NEW YORK (GenomeWeb) – A team led by researchers at the University of California, Berkeley and the University of California, San Francisco used CRISPR activation (CRISPRa) to identify enhancers of a gene that affects development of T cells, and thereby elucidate the occurrence of autoimmune disorders such as inflammatory bowel disease (IBD) and Crohn's disease.
In a study published today in Nature, Berkeley's Jacob Corn, UCSF's Alexander Marson, and their collaborators at the Broad Institute, Illumina, and elsewhere note that systematic mapping of enhancer function remains challenging "because of our limited understanding of the cellular contexts in which each enhancer contributes to gene regulation."
In order to understand the mechanisms by which non-coding genetic variation contributes to disease, the researchers developed an unbiased discovery platform to identify stimulus-responsive enhancers for a target gene independent of stimulus exposure. They used tiled CRISPRa to synthetically recruit a transcriptional activator to sites across large genomic regions surrounding two key autoimmunity risk loci: CD69 and IL2RA.
They then identified several CRISPRa Responsive Elements (CaREs) with chromatin features of stimulus-responsive enhancers, including an IL2RA enhancer that harbors an autoimmunity risk variant. And using engineered mouse models, they found that sequence perturbation of the disease-associated IL2RA enhancer delayed the timing of gene activation in response to specific extracellular signals.
"Functional enhancers can be mapped using Cas9-directed mutagenesis to disrupt genomic sequences, but this approach only identifies the subset of enhancers that are necessary in the particular cellular context being studied," the team wrote. "We hypothesized that recruitment of a strong transcriptional activator to an enhancer would be sufficient to drive target gene expression. This approach could 'fire' an enhancer that has been poised by the existing chromatin state, even if that enhancer is not currently active in the assayed cells. Compared to assays of chromatin accessibility or histone modification, this approach should be less dependent on the physiologic cellular context in which the enhancer functions."
They validated this CRISPRa method by tiling guide RNAs across the CD69 locus, and then applied their approach to the IL2RA locus by mapping functional IL2RA enhancer elements to determine how known disease risk variants affect enhancer function. IL2RA is critical to the function of T cells. The researchers produced more than 20,000 gRNAs and transduced them into T cells with a modified Cas9 protein.
The experiments yielded some sequences that increased IL2RA production when targeted with CRISPRa, and narrowed the list of enhancers that affect T cell development. One of these was also the site of a common genetic variant that was already known to increase the risk of IBD.
"The single nucleotide polymorphism rs61839660, which resides in this element, is one of only a few disease-associated variants for any common human disease that has been convincingly statistically resolved to a single non-coding variant," the authors wrote. "This individual SNP accounts for the risk of inflammatory bowel disease at the IL2RA locus 20. Consistent with a critical and complex function in immune regulation, this same SNP also paradoxically causes protection from type 1 diabetes."

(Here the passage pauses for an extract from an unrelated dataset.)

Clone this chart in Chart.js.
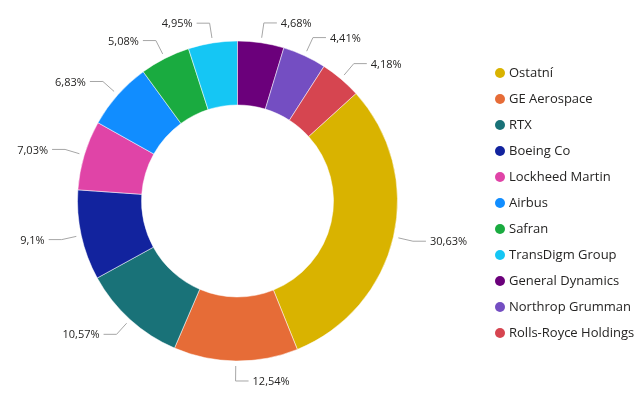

The researchers are hoping to expand the method by finding ways to search for enhancers of many different genes at once. "We believe this is going to be a very generally useful method," Corn said in a statement. "It would be easy for someone interested in neurons or any other cell type to pick it up and look for the enhancers involved in programming those cells' behavior."
"While we focused on immune-related genes, we anticipate this approach will have general utility as an enhancer discovery platform and can be used for functional annotation of the vast non-coding genomic space," the authors wrote.